Alexus tossed her head back and laughed. “Papi, you cannot be serious. Aunt Jenny was involved with the world’s most dangerous terrorist group, for Christ’s sake.”

“And what’s that supposed to mean?” Santiago snapped; jumping to his mother’s defense. He was also short and chubby, though nowhere near as heavy as Flako and his children.

“You know exactly what it means,” Alexus shot back. “She had those al Qaeda militants hijack that plane in Miami and crash it into my beach house, had the whole country on high alert. Then she was captured inside the compound of the world’s most wanted terrorist. That gives us good reason to be concerned about that uranium. She’s already tried to kill me and my mother several times; she set up Papi and Uncle Flako and had them sent to federal prison; and I’m pretty sure she had the waitress at that downtown restaurant poison my drink, the same drink that killed Granny Costilla. With that being said”—she rolled her white leather swivel chair closer to her white marble desk—“I believe we can all agree that she cannot be trusted.”

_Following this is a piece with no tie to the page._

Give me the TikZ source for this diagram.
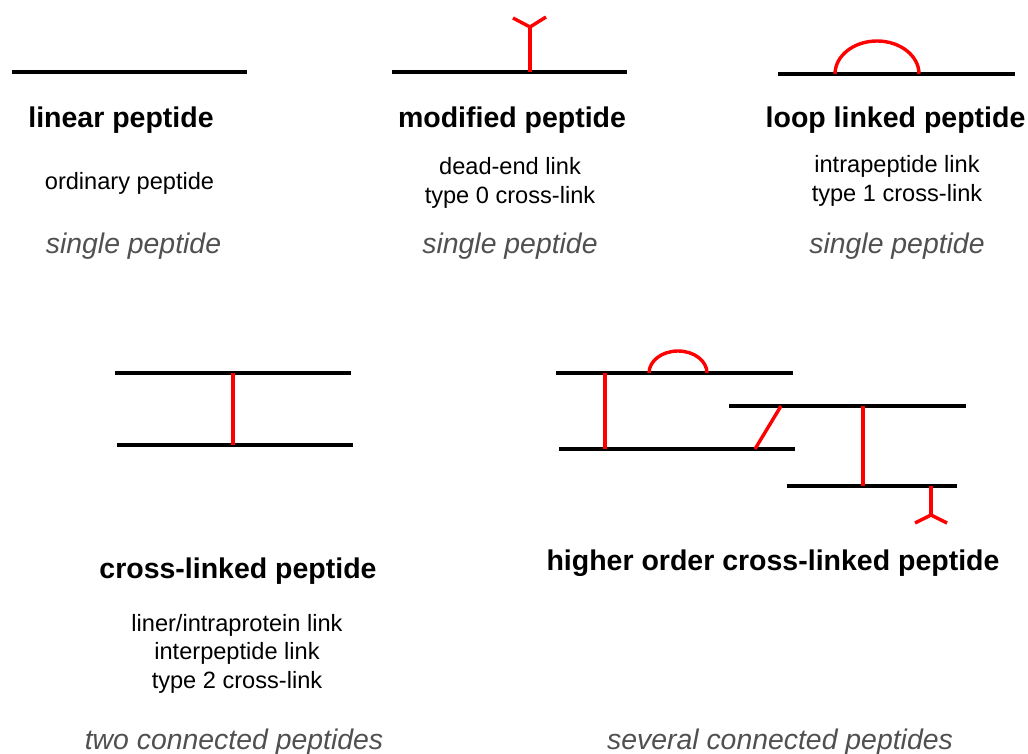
\documentclass[tikz,border=0pt]{standalone}
\usepackage{fontspec}
\setmainfont{Liberation Sans}
\definecolor{notegray}{RGB}{80,80,80}
\definecolor{linkred}{RGB}{255,0,0}
\begin{document}
\begin{tikzpicture}[x=1pt,y=-1pt,
  chain/.style={line width=3.8pt,black},
  xlink/.style={line width=3.4pt,linkred},
  title/.style={anchor=base,inner sep=0pt,font=\bfseries\fontsize{28.5}{34}\selectfont},
  desc/.style={anchor=base,inner sep=0pt,font=\fontsize{23.6}{29}\selectfont},
  kind/.style={anchor=base,inner sep=0pt,text=notegray,font=\itshape\fontsize{28.4}{34}\selectfont}]
\useasboundingbox (0,0) rectangle (1028,754);

% --- linear peptide
\coordinate (la) at (12,72); \coordinate (lb) at (247,72);
\draw[chain] (la) -- (lb);
\node[title] (lt) at (121,128) {linear peptide};
\node[desc] (ld) at (129.5,190) {ordinary peptide};
\node[kind] (lk) at (133.5,253) {single peptide};

% --- modified peptide (dead-end)
\coordinate (ma) at (392,72); \coordinate (mb) at (627,72);
\draw[chain] (ma) -- (mb);
\coordinate (ms) at (530,72); \coordinate (mt) at (530,27);
\coordinate (ml) at (513,18); \coordinate (mr) at (546,17);
\draw[xlink] (ms) -- (mt);
\draw[xlink,line join=miter] (ml) -- (mt) -- (mr);
\node[title] (mtl) at (512,128) {modified peptide};
\node[desc] (md1) at (510,175) {dead-end link};
\node[desc] (md2) at (510,204) {type 0 cross-link};
\node[kind] (mk) at (510,253) {single peptide};

% --- loop linked peptide
\coordinate (pa) at (778,74); \coordinate (pb) at (1015,74);
\draw[chain] (pa) -- (pb);
\coordinate (p1) at (835,74);
\draw[xlink] (p1) arc[start angle=180,end angle=0,x radius=42pt,y radius=33pt];
\node[title] (pt) at (895.5,128) {loop linked peptide};
\node[desc] (pd1) at (897,173) {intrapeptide link};
\node[desc] (pd2) at (897,202) {type 1 cross-link};
\node[kind] (pk) at (897,253) {single peptide};

% --- cross-linked peptide
\coordinate (ca) at (115,373); \coordinate (cb) at (351,373);
\coordinate (cc) at (117,445); \coordinate (cd) at (353,445);
\draw[chain] (ca) -- (cb);
\draw[chain] (cc) -- (cd);
\coordinate (cu) at (233,373); \coordinate (cl) at (233,445);
\draw[xlink] (cu) -- (cl);
\node[title] (ct) at (238,578) {cross-linked peptide};
\node[desc] (cd1) at (237,631) {liner/intraprotein link};
\node[desc] (cd2) at (237,659) {interpeptide link};
\node[desc] (cd3) at (237,688) {type 2 cross-link};
\node[kind] (ck) at (234,749) {two connected peptides};

% --- higher order cross-linked peptide
\coordinate (h1a) at (556,373); \coordinate (h1b) at (793,373);
\coordinate (h2a) at (559,449); \coordinate (h2b) at (795,449);
\coordinate (h3a) at (729,406); \coordinate (h3b) at (966,406);
\coordinate (h4a) at (787,486); \coordinate (h4b) at (957,486);
\draw[chain] (h1a) -- (h1b);
\draw[chain] (h2a) -- (h2b);
\draw[chain] (h3a) -- (h3b);
\draw[chain] (h4a) -- (h4b);
\coordinate (hq) at (649,373);
\draw[xlink] (hq) arc[start angle=180,end angle=0,x radius=29pt,y radius=22pt];
\coordinate (hv1) at (605,373); \coordinate (hv2) at (605,449);
\draw[xlink] (hv1) -- (hv2);
\coordinate (hd1) at (781,406); \coordinate (hd2) at (755,449);
\draw[xlink] (hd1) -- (hd2);
\coordinate (hw1) at (863,406); \coordinate (hw2) at (863,486);
\draw[xlink] (hw1) -- (hw2);
\coordinate (hs) at (931,486); \coordinate (ht) at (931,515);
\coordinate (hl) at (915,523); \coordinate (hr) at (947,523);
\draw[xlink] (hs) -- (ht);
\draw[xlink,line join=miter] (hl) -- (ht) -- (hr);
\node[title] (ht1) at (773,570) {higher order cross-linked peptide};
\node[kind] (hk) at (780,749) {several connected peptides};
\end{tikzpicture}
\end{document}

When no one spoke up, Papi lifted his razor-sharp, golden machete from beside his chair and laid it on the table next to his open briefcase. “Any of you familiar with the Yakuza?”

Pedro said, “Isn’t that, like, the Japanese mafia?”

“I guess you could say that,” said Papi. “The Yamaguchi-gumi branch of Yakuza is looking to purchase twenty-five hundred kilos of cocaine. They want it delivered to an airport in Kyoto, Japan. I’m charging them twenty grand a kilo. We also have shipment requests from other organizations in Iceland, the United Kingdom, France, Spain, and the Netherlands.”

Alexus was already shaking her head in disagreement. “They’re all NATO members. Granny Costilla didn’t do business with them for that very reason. We don’t need to become an international drug cartel.”

“I’ve already cleared it through the CIA Director Bowden, and the governments in all those countries can’t wait for the first shipment to arrive. Our monthly revenue will go up to eight or nine billion. We’ll be as rich as the Walton Family in no time.”

“Question,” Antoney said, raising his hand. “Why would those governments want illegal drugs in their countries? That doesn’t make any sense to me.”

The Mexican butler returned with two bottles of ice-cold water on a solid gold serving tray. Alexus grabbed one of the bottles, opened it, and gulped down half of it while Papi answered Antoney’s inquiry.

“You see,” Papi began, “the governments of First World countries are steadfast capitalists. They capitalize off just about every human in their countries. Now, since slavery is generally looked down on these days, the only way to pay men and women twenty cents an hour for strenuous labor is to imprison them and strip them of their rights. So they entice their prey with drugs, arrest them for dealing the drugs, then put them to work, paying their victims slave wages for producing products for billion-dollar companies. Strategic capitalism at its best.”